start Recorded data
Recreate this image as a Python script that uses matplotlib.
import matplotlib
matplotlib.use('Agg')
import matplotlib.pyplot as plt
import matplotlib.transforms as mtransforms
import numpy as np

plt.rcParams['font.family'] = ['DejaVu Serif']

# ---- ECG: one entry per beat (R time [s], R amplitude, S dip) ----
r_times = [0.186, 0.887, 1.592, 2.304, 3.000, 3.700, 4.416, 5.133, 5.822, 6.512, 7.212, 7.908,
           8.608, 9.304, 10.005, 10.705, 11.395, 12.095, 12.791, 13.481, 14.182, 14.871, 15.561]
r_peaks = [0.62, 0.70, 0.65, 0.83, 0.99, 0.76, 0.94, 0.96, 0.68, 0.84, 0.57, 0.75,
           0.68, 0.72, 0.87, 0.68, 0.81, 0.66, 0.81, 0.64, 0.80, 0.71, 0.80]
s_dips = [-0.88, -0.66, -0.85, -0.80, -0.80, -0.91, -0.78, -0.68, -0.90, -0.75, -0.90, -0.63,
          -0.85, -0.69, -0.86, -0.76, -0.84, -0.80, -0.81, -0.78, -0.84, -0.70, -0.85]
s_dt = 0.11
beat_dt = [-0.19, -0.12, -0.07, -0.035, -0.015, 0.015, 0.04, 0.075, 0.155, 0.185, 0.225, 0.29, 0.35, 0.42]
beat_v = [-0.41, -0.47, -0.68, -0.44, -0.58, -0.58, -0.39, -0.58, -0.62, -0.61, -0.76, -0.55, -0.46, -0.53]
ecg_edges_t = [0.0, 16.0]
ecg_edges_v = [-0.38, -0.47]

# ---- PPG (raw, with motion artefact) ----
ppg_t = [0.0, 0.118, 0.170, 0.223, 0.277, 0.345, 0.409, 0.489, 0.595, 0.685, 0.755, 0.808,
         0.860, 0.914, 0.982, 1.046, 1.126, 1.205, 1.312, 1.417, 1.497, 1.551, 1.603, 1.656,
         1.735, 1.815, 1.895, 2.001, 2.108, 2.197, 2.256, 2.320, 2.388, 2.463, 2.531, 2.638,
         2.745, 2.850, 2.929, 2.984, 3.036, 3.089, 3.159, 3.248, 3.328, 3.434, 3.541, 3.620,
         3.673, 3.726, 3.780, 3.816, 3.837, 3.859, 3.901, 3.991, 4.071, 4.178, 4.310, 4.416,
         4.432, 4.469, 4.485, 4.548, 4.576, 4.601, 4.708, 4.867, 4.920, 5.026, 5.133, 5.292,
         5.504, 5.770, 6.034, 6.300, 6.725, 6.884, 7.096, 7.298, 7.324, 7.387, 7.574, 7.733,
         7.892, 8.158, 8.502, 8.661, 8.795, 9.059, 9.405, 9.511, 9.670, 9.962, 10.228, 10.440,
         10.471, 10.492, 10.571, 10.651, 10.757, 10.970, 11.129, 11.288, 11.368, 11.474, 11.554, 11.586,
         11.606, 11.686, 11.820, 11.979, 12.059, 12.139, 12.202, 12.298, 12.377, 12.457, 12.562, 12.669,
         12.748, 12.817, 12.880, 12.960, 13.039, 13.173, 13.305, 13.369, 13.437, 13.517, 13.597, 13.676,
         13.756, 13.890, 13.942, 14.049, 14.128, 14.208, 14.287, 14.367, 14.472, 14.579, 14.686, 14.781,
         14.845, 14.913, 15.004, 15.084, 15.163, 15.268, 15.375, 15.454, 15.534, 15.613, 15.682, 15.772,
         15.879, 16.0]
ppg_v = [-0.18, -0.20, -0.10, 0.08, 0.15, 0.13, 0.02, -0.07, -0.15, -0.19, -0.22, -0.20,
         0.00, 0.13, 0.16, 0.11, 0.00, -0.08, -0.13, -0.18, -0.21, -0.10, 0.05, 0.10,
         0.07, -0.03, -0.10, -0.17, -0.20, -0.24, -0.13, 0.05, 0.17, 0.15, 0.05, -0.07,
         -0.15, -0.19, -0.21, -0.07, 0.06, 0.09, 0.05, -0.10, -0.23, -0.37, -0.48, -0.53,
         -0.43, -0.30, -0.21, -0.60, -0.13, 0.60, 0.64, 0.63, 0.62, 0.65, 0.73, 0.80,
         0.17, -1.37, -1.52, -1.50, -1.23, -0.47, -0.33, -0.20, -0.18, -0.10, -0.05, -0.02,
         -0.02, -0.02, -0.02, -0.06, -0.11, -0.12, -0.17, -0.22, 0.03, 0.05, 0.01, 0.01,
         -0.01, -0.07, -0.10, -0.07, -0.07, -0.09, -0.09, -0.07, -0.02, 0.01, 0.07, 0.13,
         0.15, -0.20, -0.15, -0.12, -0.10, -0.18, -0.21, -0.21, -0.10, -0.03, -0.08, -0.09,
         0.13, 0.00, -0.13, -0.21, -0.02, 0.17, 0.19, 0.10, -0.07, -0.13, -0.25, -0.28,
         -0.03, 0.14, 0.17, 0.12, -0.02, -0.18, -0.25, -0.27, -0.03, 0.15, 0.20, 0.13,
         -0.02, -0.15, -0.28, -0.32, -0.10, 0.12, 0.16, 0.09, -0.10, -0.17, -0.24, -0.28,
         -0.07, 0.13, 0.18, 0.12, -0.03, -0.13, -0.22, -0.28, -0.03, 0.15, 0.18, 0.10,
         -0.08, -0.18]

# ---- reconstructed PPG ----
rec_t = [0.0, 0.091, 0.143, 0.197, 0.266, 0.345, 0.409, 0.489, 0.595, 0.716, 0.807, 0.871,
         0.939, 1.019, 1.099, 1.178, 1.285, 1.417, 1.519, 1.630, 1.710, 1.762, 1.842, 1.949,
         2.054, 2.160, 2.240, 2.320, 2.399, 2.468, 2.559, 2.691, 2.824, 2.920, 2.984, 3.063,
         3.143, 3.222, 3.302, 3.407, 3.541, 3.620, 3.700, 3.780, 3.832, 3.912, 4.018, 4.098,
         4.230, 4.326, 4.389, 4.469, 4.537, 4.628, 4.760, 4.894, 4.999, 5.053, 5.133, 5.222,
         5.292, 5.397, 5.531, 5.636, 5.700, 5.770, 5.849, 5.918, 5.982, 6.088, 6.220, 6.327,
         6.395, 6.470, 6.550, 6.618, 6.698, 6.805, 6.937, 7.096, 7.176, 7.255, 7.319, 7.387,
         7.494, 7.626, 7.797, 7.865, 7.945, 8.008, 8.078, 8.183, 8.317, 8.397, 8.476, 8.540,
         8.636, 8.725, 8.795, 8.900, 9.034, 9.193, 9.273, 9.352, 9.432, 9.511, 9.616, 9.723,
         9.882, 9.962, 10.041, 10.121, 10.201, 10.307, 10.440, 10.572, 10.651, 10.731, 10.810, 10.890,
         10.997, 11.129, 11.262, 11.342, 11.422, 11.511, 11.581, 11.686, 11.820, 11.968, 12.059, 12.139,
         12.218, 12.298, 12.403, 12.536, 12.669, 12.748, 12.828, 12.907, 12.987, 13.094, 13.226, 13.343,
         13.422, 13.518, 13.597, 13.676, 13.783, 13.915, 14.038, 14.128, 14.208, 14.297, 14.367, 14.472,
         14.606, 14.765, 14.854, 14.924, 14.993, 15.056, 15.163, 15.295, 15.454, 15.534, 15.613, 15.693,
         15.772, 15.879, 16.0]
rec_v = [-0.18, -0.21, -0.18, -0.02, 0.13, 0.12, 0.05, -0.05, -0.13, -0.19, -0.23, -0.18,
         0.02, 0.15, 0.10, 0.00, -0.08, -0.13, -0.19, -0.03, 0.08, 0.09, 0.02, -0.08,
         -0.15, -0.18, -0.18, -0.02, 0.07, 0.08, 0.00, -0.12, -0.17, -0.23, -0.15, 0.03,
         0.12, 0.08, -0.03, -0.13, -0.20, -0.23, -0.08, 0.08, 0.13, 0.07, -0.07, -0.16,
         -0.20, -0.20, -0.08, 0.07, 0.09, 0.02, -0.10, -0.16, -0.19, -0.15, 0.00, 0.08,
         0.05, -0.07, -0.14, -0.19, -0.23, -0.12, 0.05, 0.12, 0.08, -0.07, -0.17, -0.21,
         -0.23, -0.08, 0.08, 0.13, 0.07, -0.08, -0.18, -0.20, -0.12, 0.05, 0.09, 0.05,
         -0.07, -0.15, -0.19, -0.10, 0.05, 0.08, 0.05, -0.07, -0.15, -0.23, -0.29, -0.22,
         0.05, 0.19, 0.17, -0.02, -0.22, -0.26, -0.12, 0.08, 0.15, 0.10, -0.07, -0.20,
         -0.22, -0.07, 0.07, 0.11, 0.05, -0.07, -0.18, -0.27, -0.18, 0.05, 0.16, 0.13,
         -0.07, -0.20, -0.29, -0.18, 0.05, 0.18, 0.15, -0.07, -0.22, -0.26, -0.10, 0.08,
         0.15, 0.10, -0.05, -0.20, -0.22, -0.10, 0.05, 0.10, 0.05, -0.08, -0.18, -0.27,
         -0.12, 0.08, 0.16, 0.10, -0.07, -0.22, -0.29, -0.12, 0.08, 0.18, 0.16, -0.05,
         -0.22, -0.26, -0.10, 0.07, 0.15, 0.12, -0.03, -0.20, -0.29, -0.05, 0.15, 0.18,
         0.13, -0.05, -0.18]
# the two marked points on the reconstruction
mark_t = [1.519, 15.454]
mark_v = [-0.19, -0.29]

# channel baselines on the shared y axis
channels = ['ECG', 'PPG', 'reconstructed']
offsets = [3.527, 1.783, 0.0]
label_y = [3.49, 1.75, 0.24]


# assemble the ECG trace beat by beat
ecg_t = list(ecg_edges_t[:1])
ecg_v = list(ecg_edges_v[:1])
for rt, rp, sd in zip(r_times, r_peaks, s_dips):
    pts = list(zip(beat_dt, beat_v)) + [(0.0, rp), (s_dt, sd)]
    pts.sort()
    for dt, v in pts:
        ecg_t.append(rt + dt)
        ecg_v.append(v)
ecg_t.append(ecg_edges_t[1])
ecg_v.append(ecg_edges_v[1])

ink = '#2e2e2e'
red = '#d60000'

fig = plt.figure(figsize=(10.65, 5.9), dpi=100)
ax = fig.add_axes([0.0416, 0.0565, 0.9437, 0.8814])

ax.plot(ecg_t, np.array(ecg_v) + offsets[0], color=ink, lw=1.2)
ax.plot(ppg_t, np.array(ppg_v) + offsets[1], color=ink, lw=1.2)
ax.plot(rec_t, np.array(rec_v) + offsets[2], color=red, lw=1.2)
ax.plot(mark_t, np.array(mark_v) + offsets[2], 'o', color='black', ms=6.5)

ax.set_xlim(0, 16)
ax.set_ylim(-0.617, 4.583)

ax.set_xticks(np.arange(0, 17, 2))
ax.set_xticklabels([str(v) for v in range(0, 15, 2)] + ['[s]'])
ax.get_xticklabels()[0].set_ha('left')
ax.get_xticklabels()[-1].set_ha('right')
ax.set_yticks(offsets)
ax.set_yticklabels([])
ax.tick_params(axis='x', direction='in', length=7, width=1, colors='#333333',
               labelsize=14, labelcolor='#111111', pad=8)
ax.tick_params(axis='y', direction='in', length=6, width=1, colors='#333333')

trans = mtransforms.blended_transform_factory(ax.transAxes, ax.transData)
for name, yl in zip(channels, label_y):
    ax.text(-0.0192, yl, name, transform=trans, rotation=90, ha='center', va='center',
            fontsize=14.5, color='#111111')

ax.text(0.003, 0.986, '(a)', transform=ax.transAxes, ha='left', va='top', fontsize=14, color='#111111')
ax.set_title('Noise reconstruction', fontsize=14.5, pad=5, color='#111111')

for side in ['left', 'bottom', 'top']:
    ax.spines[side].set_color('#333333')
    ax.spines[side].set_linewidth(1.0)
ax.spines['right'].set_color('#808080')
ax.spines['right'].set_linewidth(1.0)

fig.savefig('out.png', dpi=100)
end Recorded data
start Recorded data
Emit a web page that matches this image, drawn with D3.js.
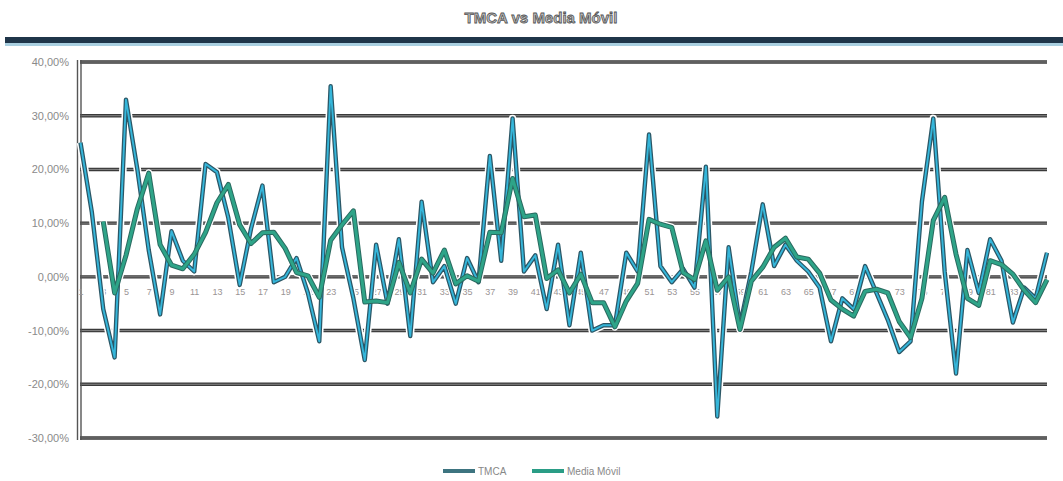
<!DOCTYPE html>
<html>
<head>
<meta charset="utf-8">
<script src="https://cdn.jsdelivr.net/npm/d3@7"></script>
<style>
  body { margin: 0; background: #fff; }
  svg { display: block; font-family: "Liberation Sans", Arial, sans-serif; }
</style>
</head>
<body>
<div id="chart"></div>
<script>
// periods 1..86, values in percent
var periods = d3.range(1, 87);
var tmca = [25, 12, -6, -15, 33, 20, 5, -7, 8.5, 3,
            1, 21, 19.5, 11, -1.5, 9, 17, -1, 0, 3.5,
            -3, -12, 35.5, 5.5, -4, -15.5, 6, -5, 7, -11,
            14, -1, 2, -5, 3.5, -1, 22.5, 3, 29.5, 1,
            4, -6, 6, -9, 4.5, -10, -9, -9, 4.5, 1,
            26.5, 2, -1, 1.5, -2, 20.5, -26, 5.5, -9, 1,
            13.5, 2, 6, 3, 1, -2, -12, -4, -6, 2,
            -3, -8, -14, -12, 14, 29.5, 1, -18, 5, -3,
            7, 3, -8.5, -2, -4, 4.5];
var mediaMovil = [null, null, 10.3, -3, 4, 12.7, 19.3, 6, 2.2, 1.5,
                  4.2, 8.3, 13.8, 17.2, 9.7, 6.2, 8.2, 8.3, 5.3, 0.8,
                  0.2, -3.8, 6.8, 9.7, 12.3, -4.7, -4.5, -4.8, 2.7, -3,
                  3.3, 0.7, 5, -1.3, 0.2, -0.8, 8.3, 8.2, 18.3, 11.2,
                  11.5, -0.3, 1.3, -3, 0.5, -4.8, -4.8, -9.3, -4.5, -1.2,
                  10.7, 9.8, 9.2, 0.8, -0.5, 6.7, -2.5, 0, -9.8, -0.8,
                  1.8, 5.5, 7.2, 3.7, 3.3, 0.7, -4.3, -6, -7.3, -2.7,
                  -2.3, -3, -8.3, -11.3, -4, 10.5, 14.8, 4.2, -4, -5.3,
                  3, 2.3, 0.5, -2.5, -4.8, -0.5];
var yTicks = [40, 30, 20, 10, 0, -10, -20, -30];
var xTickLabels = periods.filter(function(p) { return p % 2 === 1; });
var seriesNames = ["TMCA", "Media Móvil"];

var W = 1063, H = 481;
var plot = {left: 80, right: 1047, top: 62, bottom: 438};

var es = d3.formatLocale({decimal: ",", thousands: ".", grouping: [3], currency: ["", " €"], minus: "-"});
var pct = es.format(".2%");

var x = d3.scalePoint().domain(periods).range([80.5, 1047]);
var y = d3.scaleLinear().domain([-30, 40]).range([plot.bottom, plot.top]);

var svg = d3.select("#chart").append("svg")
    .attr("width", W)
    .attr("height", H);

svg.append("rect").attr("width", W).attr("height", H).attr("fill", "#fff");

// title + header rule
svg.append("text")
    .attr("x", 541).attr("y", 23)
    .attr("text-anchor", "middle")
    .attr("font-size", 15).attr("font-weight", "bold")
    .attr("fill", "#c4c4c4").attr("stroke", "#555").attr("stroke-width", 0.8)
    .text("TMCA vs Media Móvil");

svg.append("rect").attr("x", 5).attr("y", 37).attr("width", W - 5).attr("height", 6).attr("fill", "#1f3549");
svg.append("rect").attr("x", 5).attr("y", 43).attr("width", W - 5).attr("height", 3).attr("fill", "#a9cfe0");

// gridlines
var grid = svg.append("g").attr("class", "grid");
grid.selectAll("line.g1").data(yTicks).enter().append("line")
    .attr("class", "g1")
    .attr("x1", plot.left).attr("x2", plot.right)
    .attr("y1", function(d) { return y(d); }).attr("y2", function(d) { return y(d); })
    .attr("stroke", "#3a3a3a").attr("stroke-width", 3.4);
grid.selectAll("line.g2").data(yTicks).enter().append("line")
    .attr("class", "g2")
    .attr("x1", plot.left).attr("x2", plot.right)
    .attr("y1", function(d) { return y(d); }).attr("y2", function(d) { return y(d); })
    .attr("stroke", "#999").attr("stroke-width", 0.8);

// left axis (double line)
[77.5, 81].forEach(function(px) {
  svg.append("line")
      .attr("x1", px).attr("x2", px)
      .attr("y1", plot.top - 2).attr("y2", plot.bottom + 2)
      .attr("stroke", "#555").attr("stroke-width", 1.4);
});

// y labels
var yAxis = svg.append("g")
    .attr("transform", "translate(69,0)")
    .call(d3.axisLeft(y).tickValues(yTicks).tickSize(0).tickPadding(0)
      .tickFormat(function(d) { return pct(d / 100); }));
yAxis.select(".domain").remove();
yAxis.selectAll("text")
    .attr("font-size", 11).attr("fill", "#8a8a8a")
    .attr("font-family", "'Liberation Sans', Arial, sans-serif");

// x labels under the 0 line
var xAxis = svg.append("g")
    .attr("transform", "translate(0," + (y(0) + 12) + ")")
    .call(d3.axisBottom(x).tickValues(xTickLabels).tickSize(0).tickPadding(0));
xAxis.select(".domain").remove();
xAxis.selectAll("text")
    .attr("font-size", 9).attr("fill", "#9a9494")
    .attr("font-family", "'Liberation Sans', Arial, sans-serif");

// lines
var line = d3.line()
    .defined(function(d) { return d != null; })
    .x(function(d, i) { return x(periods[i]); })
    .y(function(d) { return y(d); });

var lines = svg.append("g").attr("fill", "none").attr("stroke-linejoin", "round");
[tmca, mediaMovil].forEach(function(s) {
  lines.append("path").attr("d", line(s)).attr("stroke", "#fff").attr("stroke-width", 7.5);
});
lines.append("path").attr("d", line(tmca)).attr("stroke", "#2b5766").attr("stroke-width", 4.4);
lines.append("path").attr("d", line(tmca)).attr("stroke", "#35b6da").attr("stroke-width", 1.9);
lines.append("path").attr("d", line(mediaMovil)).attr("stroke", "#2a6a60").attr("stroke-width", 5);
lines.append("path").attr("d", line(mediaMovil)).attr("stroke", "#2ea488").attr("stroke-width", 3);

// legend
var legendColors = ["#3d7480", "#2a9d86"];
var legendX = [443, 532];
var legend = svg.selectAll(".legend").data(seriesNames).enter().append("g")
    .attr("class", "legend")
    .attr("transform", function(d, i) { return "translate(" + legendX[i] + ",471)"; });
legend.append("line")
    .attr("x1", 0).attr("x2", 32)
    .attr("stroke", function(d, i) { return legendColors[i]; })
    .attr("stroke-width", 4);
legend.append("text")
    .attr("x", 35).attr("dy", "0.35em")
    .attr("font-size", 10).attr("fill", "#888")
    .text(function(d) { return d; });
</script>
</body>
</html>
end Recorded data
Quote the data above from the line containing "Recreate this image" to the line containing "plt.rcParams['font.family'] = ['DejaVu", inclusive, and stop.

**Finished task**:
Recreate this image as a Python script that uses matplotlib.
import matplotlib
matplotlib.use('Agg')
import matplotlib.pyplot as plt
import matplotlib.transforms as mtransforms
import numpy as np

plt.rcParams['font.family'] = ['DejaVu Serif']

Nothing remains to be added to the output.